## SET EXERCISE
Retype exactly what appears below from the line containing "Output the Python" down to the line containing "return (x - X0) / PX_X, (Y0 - y) / PX_Y", keeping both end lines. Do not include pictures.

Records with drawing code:
----
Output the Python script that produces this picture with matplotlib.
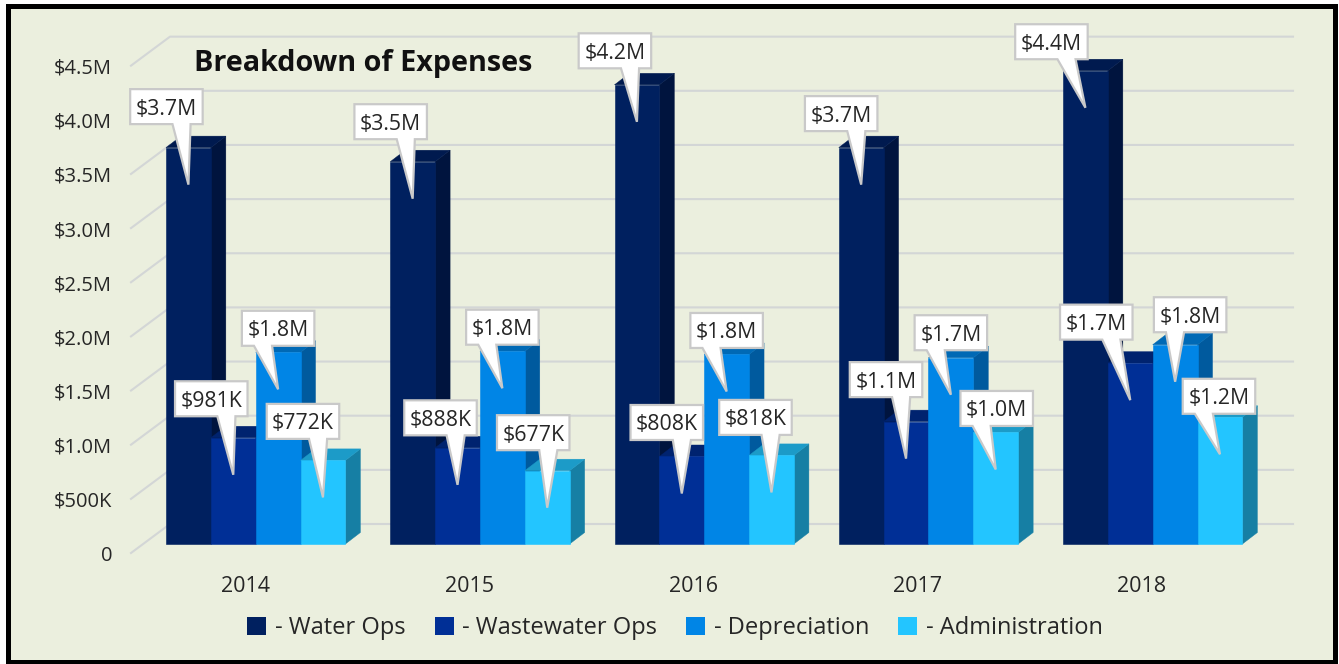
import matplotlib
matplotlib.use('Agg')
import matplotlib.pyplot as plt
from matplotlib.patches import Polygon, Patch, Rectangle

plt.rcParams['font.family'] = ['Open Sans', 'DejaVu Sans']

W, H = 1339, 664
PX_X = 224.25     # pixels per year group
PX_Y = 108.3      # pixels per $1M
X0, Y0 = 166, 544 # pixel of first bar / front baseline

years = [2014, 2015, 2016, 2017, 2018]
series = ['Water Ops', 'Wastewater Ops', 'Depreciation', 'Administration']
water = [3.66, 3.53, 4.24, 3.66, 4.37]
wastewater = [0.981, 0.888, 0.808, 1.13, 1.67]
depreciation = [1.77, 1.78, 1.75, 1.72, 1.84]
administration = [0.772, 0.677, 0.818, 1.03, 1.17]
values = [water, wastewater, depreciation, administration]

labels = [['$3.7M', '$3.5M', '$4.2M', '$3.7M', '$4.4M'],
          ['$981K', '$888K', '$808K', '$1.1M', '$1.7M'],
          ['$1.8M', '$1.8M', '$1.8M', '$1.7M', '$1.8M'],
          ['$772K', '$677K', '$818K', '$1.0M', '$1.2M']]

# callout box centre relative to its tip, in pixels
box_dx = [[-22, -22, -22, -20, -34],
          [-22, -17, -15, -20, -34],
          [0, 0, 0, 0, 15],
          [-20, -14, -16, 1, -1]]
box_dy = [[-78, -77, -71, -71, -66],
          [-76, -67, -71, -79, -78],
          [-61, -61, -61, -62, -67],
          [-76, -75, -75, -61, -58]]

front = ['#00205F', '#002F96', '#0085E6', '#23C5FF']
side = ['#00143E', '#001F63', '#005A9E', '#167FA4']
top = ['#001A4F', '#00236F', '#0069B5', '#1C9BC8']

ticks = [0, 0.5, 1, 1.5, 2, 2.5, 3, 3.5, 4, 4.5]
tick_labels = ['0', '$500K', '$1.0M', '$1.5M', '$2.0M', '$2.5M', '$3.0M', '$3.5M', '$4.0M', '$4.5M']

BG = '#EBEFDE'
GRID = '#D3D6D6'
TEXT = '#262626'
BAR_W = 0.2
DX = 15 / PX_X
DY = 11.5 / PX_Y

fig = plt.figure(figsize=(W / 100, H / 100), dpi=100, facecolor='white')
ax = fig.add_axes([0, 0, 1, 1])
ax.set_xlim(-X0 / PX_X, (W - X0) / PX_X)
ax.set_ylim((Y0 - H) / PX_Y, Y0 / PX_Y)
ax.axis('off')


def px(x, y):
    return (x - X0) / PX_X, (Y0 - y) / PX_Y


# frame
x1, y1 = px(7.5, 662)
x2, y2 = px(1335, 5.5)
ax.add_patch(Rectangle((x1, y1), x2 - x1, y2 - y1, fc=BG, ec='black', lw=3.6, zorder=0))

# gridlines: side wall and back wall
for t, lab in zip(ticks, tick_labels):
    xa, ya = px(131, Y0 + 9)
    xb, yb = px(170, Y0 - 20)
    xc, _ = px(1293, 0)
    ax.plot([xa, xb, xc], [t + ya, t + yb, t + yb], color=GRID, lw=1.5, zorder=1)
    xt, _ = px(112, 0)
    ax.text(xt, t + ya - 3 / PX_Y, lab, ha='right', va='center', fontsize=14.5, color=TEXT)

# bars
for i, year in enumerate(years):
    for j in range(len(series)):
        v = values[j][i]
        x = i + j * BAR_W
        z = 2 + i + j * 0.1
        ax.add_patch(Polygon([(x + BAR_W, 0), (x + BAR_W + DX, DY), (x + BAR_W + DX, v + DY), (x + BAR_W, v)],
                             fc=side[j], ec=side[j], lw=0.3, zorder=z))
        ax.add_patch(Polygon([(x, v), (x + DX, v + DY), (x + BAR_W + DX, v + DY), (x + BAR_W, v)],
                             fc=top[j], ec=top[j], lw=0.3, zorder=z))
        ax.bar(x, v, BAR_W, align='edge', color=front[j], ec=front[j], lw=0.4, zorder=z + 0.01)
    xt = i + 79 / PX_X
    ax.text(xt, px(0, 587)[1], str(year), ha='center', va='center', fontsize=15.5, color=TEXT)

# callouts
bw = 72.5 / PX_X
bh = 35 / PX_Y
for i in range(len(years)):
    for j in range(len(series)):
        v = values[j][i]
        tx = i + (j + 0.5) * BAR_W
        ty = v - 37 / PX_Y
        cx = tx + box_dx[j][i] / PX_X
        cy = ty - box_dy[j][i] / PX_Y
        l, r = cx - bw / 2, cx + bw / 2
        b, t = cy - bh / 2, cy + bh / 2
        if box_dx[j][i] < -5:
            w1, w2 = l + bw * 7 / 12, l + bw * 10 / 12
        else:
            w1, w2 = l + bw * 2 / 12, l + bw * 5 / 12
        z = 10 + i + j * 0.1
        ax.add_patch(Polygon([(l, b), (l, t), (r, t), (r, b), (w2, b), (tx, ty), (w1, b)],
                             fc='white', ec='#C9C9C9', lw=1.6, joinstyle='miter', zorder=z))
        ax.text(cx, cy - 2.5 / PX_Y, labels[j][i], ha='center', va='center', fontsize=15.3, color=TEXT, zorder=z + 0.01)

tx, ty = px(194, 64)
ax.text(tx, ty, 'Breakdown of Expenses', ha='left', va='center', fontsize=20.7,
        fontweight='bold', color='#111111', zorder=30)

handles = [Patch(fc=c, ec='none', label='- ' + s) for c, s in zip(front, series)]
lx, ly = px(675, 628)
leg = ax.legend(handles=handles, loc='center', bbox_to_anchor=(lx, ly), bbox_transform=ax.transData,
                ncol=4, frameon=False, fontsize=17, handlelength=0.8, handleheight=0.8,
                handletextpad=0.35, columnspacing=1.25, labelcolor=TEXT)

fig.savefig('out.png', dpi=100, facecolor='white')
----
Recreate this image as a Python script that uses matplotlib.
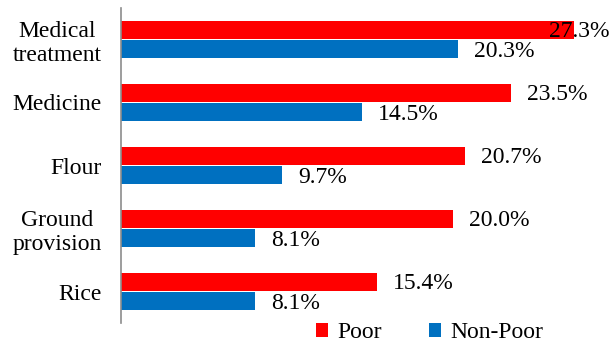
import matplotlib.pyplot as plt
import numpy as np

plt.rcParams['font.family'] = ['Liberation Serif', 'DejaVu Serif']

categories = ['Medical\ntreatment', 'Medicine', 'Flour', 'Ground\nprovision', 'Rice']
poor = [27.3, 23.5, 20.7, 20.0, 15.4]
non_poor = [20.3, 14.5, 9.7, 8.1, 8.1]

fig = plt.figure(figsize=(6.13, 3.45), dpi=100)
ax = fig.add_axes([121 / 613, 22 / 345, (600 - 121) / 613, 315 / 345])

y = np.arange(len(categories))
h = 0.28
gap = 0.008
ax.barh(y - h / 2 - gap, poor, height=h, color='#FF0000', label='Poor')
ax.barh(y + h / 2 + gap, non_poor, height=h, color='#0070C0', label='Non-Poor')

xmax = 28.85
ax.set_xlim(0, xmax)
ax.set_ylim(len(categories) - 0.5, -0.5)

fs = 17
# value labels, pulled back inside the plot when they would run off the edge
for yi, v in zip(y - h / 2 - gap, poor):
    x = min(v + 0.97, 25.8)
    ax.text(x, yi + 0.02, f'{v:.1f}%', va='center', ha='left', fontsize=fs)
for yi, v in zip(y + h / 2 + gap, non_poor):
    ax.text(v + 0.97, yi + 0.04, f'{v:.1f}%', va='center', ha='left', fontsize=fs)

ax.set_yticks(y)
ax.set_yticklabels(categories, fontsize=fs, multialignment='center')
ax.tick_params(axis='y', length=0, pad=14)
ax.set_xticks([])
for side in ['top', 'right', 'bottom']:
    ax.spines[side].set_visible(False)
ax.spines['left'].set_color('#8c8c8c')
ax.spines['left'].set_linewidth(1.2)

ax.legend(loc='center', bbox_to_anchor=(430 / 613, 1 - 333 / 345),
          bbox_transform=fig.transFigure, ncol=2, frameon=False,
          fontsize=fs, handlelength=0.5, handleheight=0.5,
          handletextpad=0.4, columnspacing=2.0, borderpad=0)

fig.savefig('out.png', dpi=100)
----
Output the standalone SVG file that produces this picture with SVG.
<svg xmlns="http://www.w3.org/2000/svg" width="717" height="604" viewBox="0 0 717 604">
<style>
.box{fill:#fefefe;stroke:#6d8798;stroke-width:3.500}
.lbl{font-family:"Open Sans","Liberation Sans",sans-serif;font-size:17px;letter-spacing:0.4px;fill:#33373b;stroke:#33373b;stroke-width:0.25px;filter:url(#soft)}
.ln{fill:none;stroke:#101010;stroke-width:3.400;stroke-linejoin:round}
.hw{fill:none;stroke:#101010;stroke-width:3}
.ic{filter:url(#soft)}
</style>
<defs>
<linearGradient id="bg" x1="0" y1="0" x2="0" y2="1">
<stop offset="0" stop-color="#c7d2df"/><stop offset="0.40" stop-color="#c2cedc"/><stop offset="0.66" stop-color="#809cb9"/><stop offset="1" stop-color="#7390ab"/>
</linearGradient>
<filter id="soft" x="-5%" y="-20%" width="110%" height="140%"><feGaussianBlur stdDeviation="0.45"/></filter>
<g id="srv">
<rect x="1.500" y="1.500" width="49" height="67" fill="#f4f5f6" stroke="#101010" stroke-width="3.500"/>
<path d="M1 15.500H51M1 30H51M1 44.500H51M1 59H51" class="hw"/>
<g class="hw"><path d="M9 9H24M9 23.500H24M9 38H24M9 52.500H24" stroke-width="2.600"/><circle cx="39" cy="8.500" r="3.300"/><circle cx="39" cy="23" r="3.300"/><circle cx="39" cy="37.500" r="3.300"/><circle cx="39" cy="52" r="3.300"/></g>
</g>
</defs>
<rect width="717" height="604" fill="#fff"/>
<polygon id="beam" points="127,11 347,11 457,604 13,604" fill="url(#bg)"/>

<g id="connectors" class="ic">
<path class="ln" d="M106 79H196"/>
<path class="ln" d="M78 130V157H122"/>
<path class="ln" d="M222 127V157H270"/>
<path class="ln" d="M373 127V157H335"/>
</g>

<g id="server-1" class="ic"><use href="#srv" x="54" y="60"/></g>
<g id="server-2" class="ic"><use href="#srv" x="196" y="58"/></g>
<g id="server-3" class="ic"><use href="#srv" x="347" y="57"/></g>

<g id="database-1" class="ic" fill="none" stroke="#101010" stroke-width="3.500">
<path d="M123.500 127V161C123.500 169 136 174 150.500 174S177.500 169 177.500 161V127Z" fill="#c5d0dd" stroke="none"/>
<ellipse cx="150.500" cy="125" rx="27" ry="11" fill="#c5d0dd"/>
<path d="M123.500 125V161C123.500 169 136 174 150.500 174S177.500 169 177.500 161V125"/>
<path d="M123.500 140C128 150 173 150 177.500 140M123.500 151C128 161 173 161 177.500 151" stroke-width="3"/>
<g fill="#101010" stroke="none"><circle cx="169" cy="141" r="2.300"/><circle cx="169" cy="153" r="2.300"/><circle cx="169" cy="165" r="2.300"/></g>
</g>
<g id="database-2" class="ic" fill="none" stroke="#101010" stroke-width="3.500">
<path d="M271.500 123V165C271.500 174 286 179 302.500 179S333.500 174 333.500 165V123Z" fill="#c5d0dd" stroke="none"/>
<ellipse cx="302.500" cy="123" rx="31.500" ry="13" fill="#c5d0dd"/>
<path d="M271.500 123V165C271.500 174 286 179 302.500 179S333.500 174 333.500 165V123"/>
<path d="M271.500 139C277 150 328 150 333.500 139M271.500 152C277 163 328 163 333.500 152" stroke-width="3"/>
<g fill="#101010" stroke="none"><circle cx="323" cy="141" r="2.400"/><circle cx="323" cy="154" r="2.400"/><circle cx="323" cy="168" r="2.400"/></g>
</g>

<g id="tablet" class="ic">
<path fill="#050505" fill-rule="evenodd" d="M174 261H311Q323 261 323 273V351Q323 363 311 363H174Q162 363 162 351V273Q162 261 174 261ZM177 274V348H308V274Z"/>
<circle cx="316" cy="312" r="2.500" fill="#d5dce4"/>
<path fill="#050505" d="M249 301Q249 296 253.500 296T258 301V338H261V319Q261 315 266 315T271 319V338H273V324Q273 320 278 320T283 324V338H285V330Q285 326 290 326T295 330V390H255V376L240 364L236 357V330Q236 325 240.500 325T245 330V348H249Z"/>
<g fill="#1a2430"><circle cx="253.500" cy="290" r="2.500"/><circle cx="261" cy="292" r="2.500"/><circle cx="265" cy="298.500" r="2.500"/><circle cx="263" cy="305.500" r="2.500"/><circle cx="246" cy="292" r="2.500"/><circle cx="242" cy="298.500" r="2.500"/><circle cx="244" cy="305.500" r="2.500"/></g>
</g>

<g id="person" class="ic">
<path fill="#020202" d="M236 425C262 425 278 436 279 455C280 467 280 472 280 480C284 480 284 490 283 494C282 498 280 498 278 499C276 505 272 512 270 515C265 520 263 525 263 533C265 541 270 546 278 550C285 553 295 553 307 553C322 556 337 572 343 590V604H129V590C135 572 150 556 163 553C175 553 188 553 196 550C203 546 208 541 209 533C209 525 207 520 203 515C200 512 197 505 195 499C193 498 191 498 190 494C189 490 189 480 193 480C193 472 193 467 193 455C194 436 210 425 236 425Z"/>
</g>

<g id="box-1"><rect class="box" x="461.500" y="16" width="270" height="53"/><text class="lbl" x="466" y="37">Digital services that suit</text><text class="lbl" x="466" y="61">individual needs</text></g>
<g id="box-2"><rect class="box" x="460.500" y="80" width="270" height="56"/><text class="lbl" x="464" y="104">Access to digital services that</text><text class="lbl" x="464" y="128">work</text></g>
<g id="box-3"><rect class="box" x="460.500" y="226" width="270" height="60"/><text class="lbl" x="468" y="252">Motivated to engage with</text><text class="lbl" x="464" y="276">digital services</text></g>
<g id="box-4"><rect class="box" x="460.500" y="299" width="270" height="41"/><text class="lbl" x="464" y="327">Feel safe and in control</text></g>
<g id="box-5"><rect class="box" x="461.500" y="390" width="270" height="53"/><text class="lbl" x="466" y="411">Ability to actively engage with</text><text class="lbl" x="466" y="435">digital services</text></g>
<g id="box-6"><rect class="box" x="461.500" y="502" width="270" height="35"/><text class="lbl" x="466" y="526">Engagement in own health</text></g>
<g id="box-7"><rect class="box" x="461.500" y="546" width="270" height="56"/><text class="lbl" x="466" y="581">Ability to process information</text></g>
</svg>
----
## OUTPUT FOR THIS TASK
Output the Python script that produces this picture with matplotlib.
import matplotlib
matplotlib.use('Agg')
import matplotlib.pyplot as plt
from matplotlib.patches import Polygon, Patch, Rectangle

plt.rcParams['font.family'] = ['Open Sans', 'DejaVu Sans']

W, H = 1339, 664
PX_X = 224.25     # pixels per year group
PX_Y = 108.3      # pixels per $1M
X0, Y0 = 166, 544 # pixel of first bar / front baseline

years = [2014, 2015, 2016, 2017, 2018]
series = ['Water Ops', 'Wastewater Ops', 'Depreciation', 'Administration']
water = [3.66, 3.53, 4.24, 3.66, 4.37]
wastewater = [0.981, 0.888, 0.808, 1.13, 1.67]
depreciation = [1.77, 1.78, 1.75, 1.72, 1.84]
administration = [0.772, 0.677, 0.818, 1.03, 1.17]
values = [water, wastewater, depreciation, administration]

labels = [['$3.7M', '$3.5M', '$4.2M', '$3.7M', '$4.4M'],
          ['$981K', '$888K', '$808K', '$1.1M', '$1.7M'],
          ['$1.8M', '$1.8M', '$1.8M', '$1.7M', '$1.8M'],
          ['$772K', '$677K', '$818K', '$1.0M', '$1.2M']]

# callout box centre relative to its tip, in pixels
box_dx = [[-22, -22, -22, -20, -34],
          [-22, -17, -15, -20, -34],
          [0, 0, 0, 0, 15],
          [-20, -14, -16, 1, -1]]
box_dy = [[-78, -77, -71, -71, -66],
          [-76, -67, -71, -79, -78],
          [-61, -61, -61, -62, -67],
          [-76, -75, -75, -61, -58]]

front = ['#00205F', '#002F96', '#0085E6', '#23C5FF']
side = ['#00143E', '#001F63', '#005A9E', '#167FA4']
top = ['#001A4F', '#00236F', '#0069B5', '#1C9BC8']

ticks = [0, 0.5, 1, 1.5, 2, 2.5, 3, 3.5, 4, 4.5]
tick_labels = ['0', '$500K', '$1.0M', '$1.5M', '$2.0M', '$2.5M', '$3.0M', '$3.5M', '$4.0M', '$4.5M']

BG = '#EBEFDE'
GRID = '#D3D6D6'
TEXT = '#262626'
BAR_W = 0.2
DX = 15 / PX_X
DY = 11.5 / PX_Y

fig = plt.figure(figsize=(W / 100, H / 100), dpi=100, facecolor='white')
ax = fig.add_axes([0, 0, 1, 1])
ax.set_xlim(-X0 / PX_X, (W - X0) / PX_X)
ax.set_ylim((Y0 - H) / PX_Y, Y0 / PX_Y)
ax.axis('off')


def px(x, y):
    return (x - X0) / PX_X, (Y0 - y) / PX_Y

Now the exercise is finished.